> Information provided:
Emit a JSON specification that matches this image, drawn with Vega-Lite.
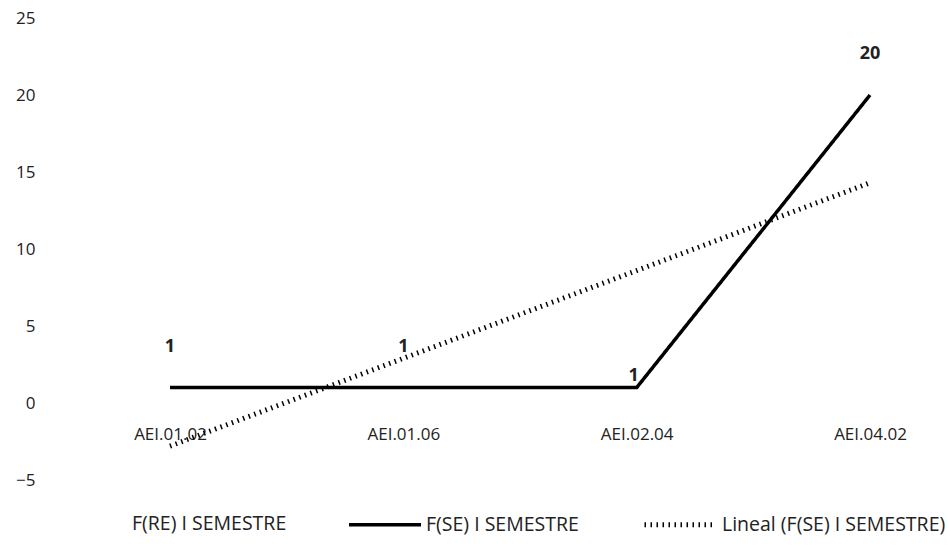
{
  "$schema": "https://vega.github.io/schema/vega-lite/v6.json",
  "width": 902,
  "height": 462,
  "autosize": {"type": "none"},
  "padding": {"left": 45, "top": 18, "right": 0, "bottom": 69},
  "background": "white",
  "config": {
    "view": {"stroke": null},
    "font": "Open Sans",
    "axis": {"labelFont": "Open Sans", "labelFontSize": 17, "labelColor": "#222", "grid": false, "domain": false, "ticks": false},
    "legend": {"labelFont": "Open Sans", "labelFontSize": 19.5, "labelColor": "#222"}
  },
  "data": {
    "values": [
      {"categoria": "AEI.01.02", "serie": "F(SE) I SEMESTRE", "valor": 1},
      {"categoria": "AEI.01.06", "serie": "F(SE) I SEMESTRE", "valor": 1},
      {"categoria": "AEI.02.04", "serie": "F(SE) I SEMESTRE", "valor": 1},
      {"categoria": "AEI.04.02", "serie": "F(SE) I SEMESTRE", "valor": 20},
      {"categoria": "AEI.01.02", "serie": "Lineal (F(SE) I SEMESTRE)", "valor": -2.8},
      {"categoria": "AEI.01.06", "serie": "Lineal (F(SE) I SEMESTRE)", "valor": 2.9},
      {"categoria": "AEI.02.04", "serie": "Lineal (F(SE) I SEMESTRE)", "valor": 8.6},
      {"categoria": "AEI.04.02", "serie": "Lineal (F(SE) I SEMESTRE)", "valor": 14.3}
    ]
  },
  "encoding": {
    "x": {
      "field": "categoria",
      "type": "ordinal",
      "sort": null,
      "title": null,
      "scale": {"type": "point", "range": [125, 825], "padding": 0},
      "axis": {"labelAngle": 0, "offset": -76, "labelPadding": 22}
    },
    "y": {
      "field": "valor",
      "type": "quantitative",
      "title": null,
      "scale": {"domain": [-5, 25], "nice": false},
      "axis": {"values": [-5, 0, 5, 10, 15, 20, 25], "labelPadding": 10}
    }
  },
  "layer": [
    {
      "mark": {"type": "line"},
      "encoding": {
        "detail": {"field": "serie"},
        "color": {
          "field": "serie",
          "type": "nominal",
          "scale": {
            "domain": ["F(RE) I SEMESTRE", "F(SE) I SEMESTRE", "Lineal (F(SE) I SEMESTRE)"],
            "range": ["white", "black", "black"]
          },
          "legend": {
            "title": null,
            "orient": "none",
            "legendX": 10,
            "legendY": 468,
            "direction": "horizontal",
            "symbolType": "stroke",
            "symbolSize": 5184,
            "columnPadding": 55,
            "labelLimit": 400,
            "labelOffset": 3
          }
        },
        "strokeDash": {
          "field": "serie",
          "type": "nominal",
          "scale": {
            "domain": ["F(RE) I SEMESTRE", "F(SE) I SEMESTRE", "Lineal (F(SE) I SEMESTRE)"],
            "range": [[1, 0], [1, 0], [1.5, 4.5]]
          },
          "legend": null
        },
        "strokeWidth": {
          "field": "serie",
          "type": "nominal",
          "scale": {
            "domain": ["F(RE) I SEMESTRE", "F(SE) I SEMESTRE", "Lineal (F(SE) I SEMESTRE)"],
            "range": [2, 5, 1.8]
          },
          "legend": null
        }
      }
    },
    {
      "transform": [
        {"filter": "datum.serie == 'F(SE) I SEMESTRE' && datum.categoria != 'AEI.02.04'"}
      ],
      "mark": {"type": "text", "dy": -41, "fontSize": 18, "fontWeight": "bold", "color": "#222"},
      "encoding": {"text": {"field": "valor", "type": "quantitative"}}
    },
    {
      "transform": [
        {"filter": "datum.serie == 'F(SE) I SEMESTRE' && datum.categoria == 'AEI.02.04'"}
      ],
      "mark": {"type": "text", "dy": -12, "dx": -3, "fontSize": 18, "fontWeight": "bold", "color": "#222"},
      "encoding": {"text": {"field": "valor", "type": "quantitative"}}
    }
  ]
}
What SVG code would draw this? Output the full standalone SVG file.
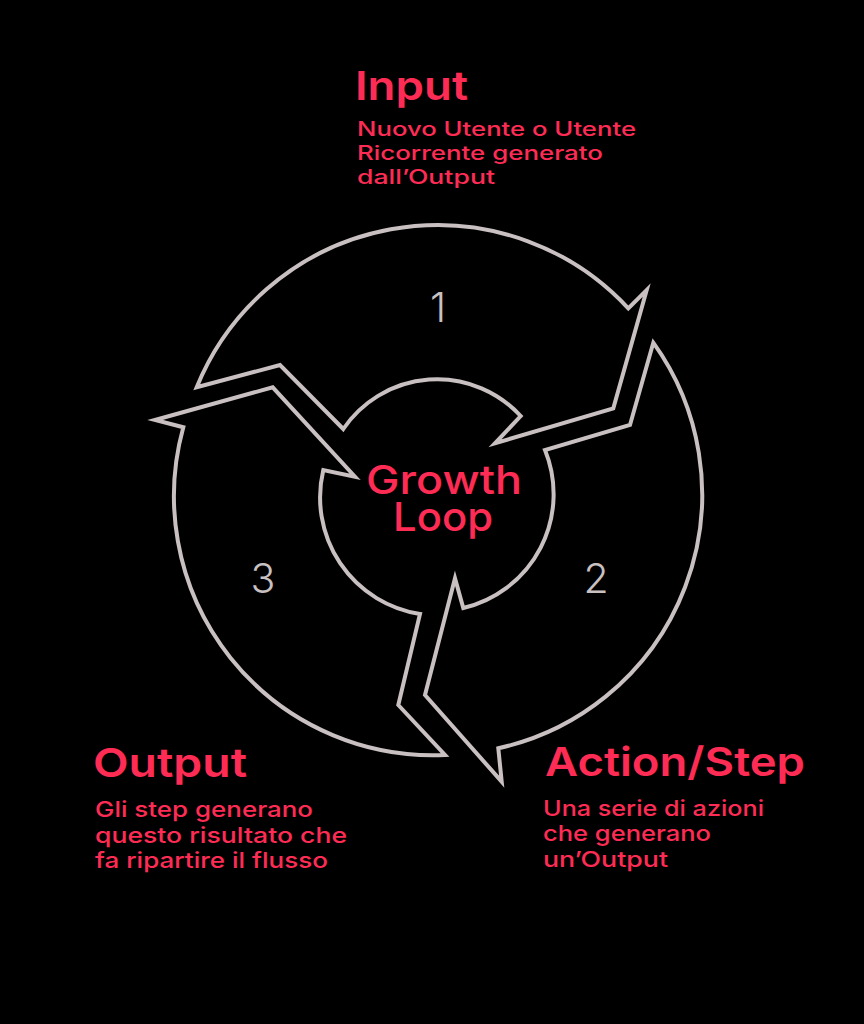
<svg xmlns="http://www.w3.org/2000/svg" width="864" height="1024" viewBox="0 0 864 1024">
<style>
.seg{fill:none;stroke:#c9c0c1;stroke-width:4;stroke-linejoin:miter;stroke-miterlimit:10}
.num{font-family:Inter,"Liberation Sans",sans-serif;font-weight:300;font-size:41px;fill:#c9c0c1;text-anchor:middle}
.head{font-family:Inter,"Liberation Sans",sans-serif;font-weight:600;font-size:40px;fill:#fe2c55}
.body{font-family:Inter,"Liberation Sans",sans-serif;font-weight:500;font-size:22px;fill:#fe2c55}
.bodys{font-family:Inter,"Liberation Sans",sans-serif;font-weight:500;font-size:20px;fill:#fe2c55}
.center{font-family:Inter,"Liberation Sans",sans-serif;font-weight:500;font-size:40px;fill:#fe2c55}
</style>
<rect width="864" height="1024" fill="#000"/>
<g id="connectors"></g>
<g id="step1">
<path class="seg" d="M196.7,387.3 A260,260 0 0 1 628.3,308.3 L646.7,290 L613.3,408.3 L495,443.3 L520.7,416 A113.4,113.4 0 0 0 343.3,429 L280,365 Z"/>
<text class="num" x="438" y="322">1</text>
</g>
<g id="step2">
<path class="seg" d="M653.3,342.7 A260,260 0 0 1 498.3,748.3 L501.7,781.7 L425,695 L455,578.3 L463.3,608 A117,117 0 0 0 545,450 L630,425 Z"/>
<text class="num" x="596" y="593">2</text>
</g>
<g id="step3">
<path class="seg" d="M445,755 A259,259 0 0 1 183.3,427.3 L155,420 L272.7,387.3 L355,476.7 L323.3,470 A118,118 0 0 0 420,614 L398.3,705 Z"/>
<text class="num" x="263" y="593">3</text>
</g>
<g id="center">
<text class="center" x="366" y="494" textLength="156" lengthAdjust="spacingAndGlyphs">Growth</text>
<text class="center" x="393" y="531" textLength="100" lengthAdjust="spacingAndGlyphs">Loop</text>
</g>
<g id="input">
<text class="head" x="355" y="100" textLength="113" lengthAdjust="spacingAndGlyphs">Input</text>
<text class="bodys" x="357" y="136" textLength="279" lengthAdjust="spacingAndGlyphs">Nuovo Utente o Utente</text>
<text class="bodys" x="357" y="160" textLength="246" lengthAdjust="spacingAndGlyphs">Ricorrente generato</text>
<text class="bodys" x="357" y="184" textLength="138" lengthAdjust="spacingAndGlyphs">dall’Output</text>
</g>
<g id="output">
<text class="head" x="93" y="777" textLength="154" lengthAdjust="spacingAndGlyphs">Output</text>
<text class="body" x="95" y="817" textLength="218" lengthAdjust="spacingAndGlyphs">Gli step generano</text>
<text class="body" x="95" y="843" textLength="252" lengthAdjust="spacingAndGlyphs">questo risultato che</text>
<text class="body" x="95" y="868" textLength="233" lengthAdjust="spacingAndGlyphs">fa ripartire il flusso</text>
</g>
<g id="action">
<text class="head" x="545" y="776" textLength="260" lengthAdjust="spacingAndGlyphs">Action/Step</text>
<text class="body" x="543" y="816" textLength="221" lengthAdjust="spacingAndGlyphs">Una serie di azioni</text>
<text class="body" x="543" y="841" textLength="168" lengthAdjust="spacingAndGlyphs">che generano</text>
<text class="body" x="543" y="867" textLength="125" lengthAdjust="spacingAndGlyphs">un’Output</text>
</g>
</svg>
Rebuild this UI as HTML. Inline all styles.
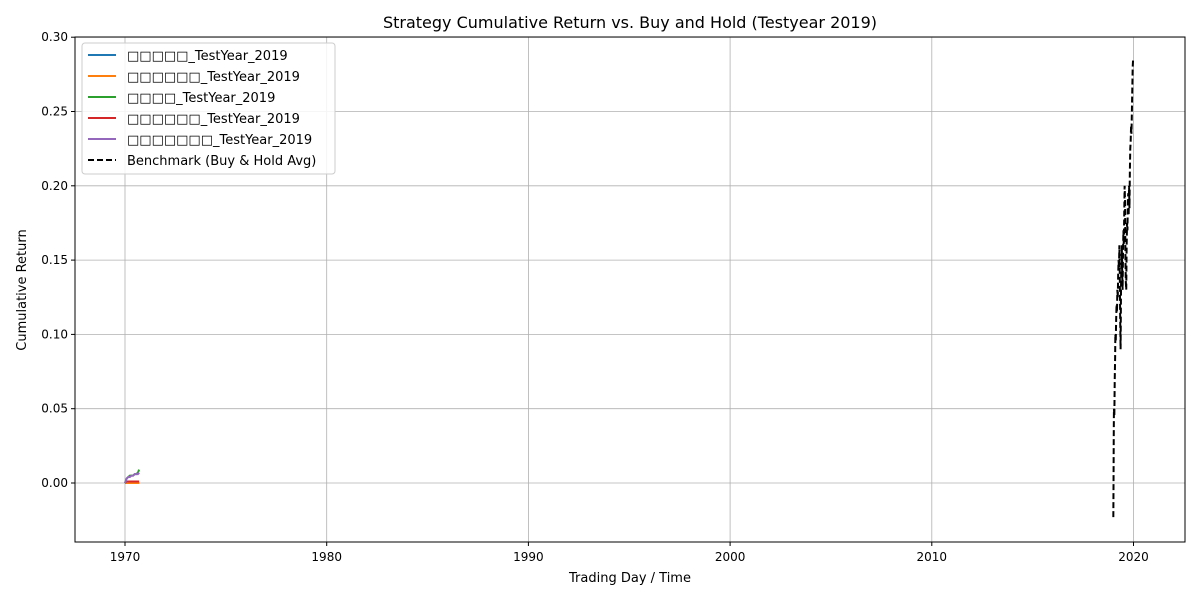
<!DOCTYPE html>
<html><head><meta charset="utf-8"><style>
body{margin:0;background:#fff;font-family:"Liberation Sans","DejaVu Sans",sans-serif}
svg text{font-family:"DejaVu Sans","Liberation Sans",sans-serif;fill:#000}
</style></head><body>
<svg id="chart" width="1200" height="600" xmlns="http://www.w3.org/2000/svg">
<rect width="1200" height="600" fill="#fff"/>
<text x="630" y="28" font-size="16" text-anchor="middle">Strategy Cumulative Return vs. Buy and Hold (Testyear 2019)</text>
<g id="grid"></g>
<g id="series"></g>
<rect x="75" y="37" width="1110" height="505" fill="none" stroke="#000" stroke-width="1"/>
<g id="ticks"></g>
<text x="630" y="582" font-size="13" text-anchor="middle">Trading Day / Time</text>
<text x="26" y="290" font-size="13" text-anchor="middle" transform="rotate(-90 26 290)">Cumulative Return</text>
<g id="legend">
<rect x="82" y="43" width="253" height="131" rx="3" fill="#fff" fill-opacity="0.85" stroke="#ccc"/>
</g>
</svg>
<script>
const xTicks=[1970,1980,1990,2000,2010,2020];
const yTicks=[0.00,0.05,0.10,0.15,0.20,0.25,0.30];
const yTickLabels=["0.00","0.05","0.10","0.15","0.20","0.25","0.30"];
const benchT=[2019.00,2019.01,2019.02,2019.03,2019.05,2019.07,2019.09,2019.10,2019.12,2019.14,2019.16,2019.18,2019.20,2019.22,2019.24,2019.26,2019.28,2019.30,2019.32,2019.34,2019.36,2019.38,2019.40,2019.42,2019.44,2019.46,2019.48,2019.50,2019.52,2019.54,2019.56,2019.58,2019.60,2019.62,2019.64,2019.66,2019.68,2019.70,2019.72,2019.74,2019.76,2019.78,2019.80,2019.82,2019.84,2019.86,2019.88,2019.90,2019.92,2019.94,2019.96,2019.98];
const benchV=[-0.023,0.000,0.030,0.050,0.045,0.070,0.085,0.100,0.095,0.110,0.120,0.115,0.130,0.125,0.140,0.150,0.145,0.160,0.140,0.110,0.090,0.130,0.150,0.160,0.140,0.130,0.155,0.170,0.160,0.180,0.200,0.190,0.150,0.135,0.130,0.160,0.175,0.170,0.190,0.195,0.180,0.200,0.185,0.210,0.225,0.230,0.240,0.235,0.250,0.265,0.280,0.285];
const stratT=[1970.00,1970.08,1970.16,1970.24,1970.32,1970.40,1970.48,1970.56,1970.64,1970.70];
const s1=[0,0,0,0,0,0,0,0,0,0];
const s2=[0,0,0,0,0,0,0,0,0,0];
const s3=[0,0.003,0.004,0.005,0.005,0.005,0.006,0.006,0.007,0.009];
const s4=[0,0.001,0.001,0.001,0.001,0.001,0.001,0.001,0.001,0.001];
const s5=[0,0.003,0.004,0.004,0.005,0.005,0.006,0.006,0.006,0.007];
const names=["□□□□□_TestYear_2019","□□□□□□_TestYear_2019","□□□□_TestYear_2019","□□□□□□_TestYear_2019","□□□□□□□_TestYear_2019","Benchmark (Buy & Hold Avg)"];
const colors=["#1f77b4","#ff7f0e","#2ca02c","#d62728","#9467bd","#000"];
const X=v=>125+(v-1970)*20.17;
const Y=v=>483-v*1486;
const NS="http://www.w3.org/2000/svg";
function mk(t,a,p){const e=document.createElementNS(NS,t);for(const k in a)e.setAttribute(k,a[k]);p.appendChild(e);return e;}
const grid=document.getElementById('grid'),ticks=document.getElementById('ticks');
xTicks.forEach(t=>{
 const l=mk('line',{x1:X(t),x2:X(t),y1:37,y2:542,stroke:'#b0b0b0','stroke-width':0.8},grid);
 
 
 mk('line',{x1:X(t),x2:X(t),y1:542,y2:546,stroke:'#000'},ticks);
 const tx=mk('text',{x:X(t),y:561,'font-size':12,'text-anchor':'middle'},ticks);tx.textContent=t;
 
 
});
yTicks.forEach((t,i)=>{
 const l=mk('line',{x1:75,x2:1185,y1:Y(t),y2:Y(t),stroke:'#b0b0b0','stroke-width':0.8},grid);
 
 
 mk('line',{x1:71,x2:75,y1:Y(t),y2:Y(t),stroke:'#000'},ticks);
 const tx=mk('text',{x:68,y:Y(t)+4,'font-size':12,'text-anchor':'end'},ticks);tx.textContent=yTickLabels[i];
 
 
});
const ser=document.getElementById('series');
function line(ts,vs,c,dash,name){
 const p=mk('polyline',{points:ts.map((t,i)=>X(t)+','+Y(vs[i])).join(' '),fill:'none',stroke:c,'stroke-width':2,'stroke-dasharray':dash||'none'},ser);
 
 
}
[s1,s2,s3,s4,s5].forEach((s,i)=>line(stratT,s,colors[i],null,'strategy-line-'+(i+1)));
line(benchT,benchV,'#000','6,3','benchmark-line');
const lg=document.getElementById('legend');
names.forEach((n,i)=>{
 const y=55+i*21;
 mk('line',{x1:88,x2:116,y1:y,y2:y,stroke:colors[i],'stroke-width':2,'stroke-dasharray':i==5?'6,3':'none'},lg);
 const tx=mk('text',{x:127,y:y+5,'font-size':13},lg);tx.textContent=n;
 
 
});
</script>
</body></html>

> Required task:
All lines holding the word "this" should be picked out and copied.

> Correct output:
Emit a JSON specification that matches this image, drawn with Vega-Lite.
What SVG code would draw this? Output the full standalone SVG file.
Rebuild this UI as HTML. Inline all styles.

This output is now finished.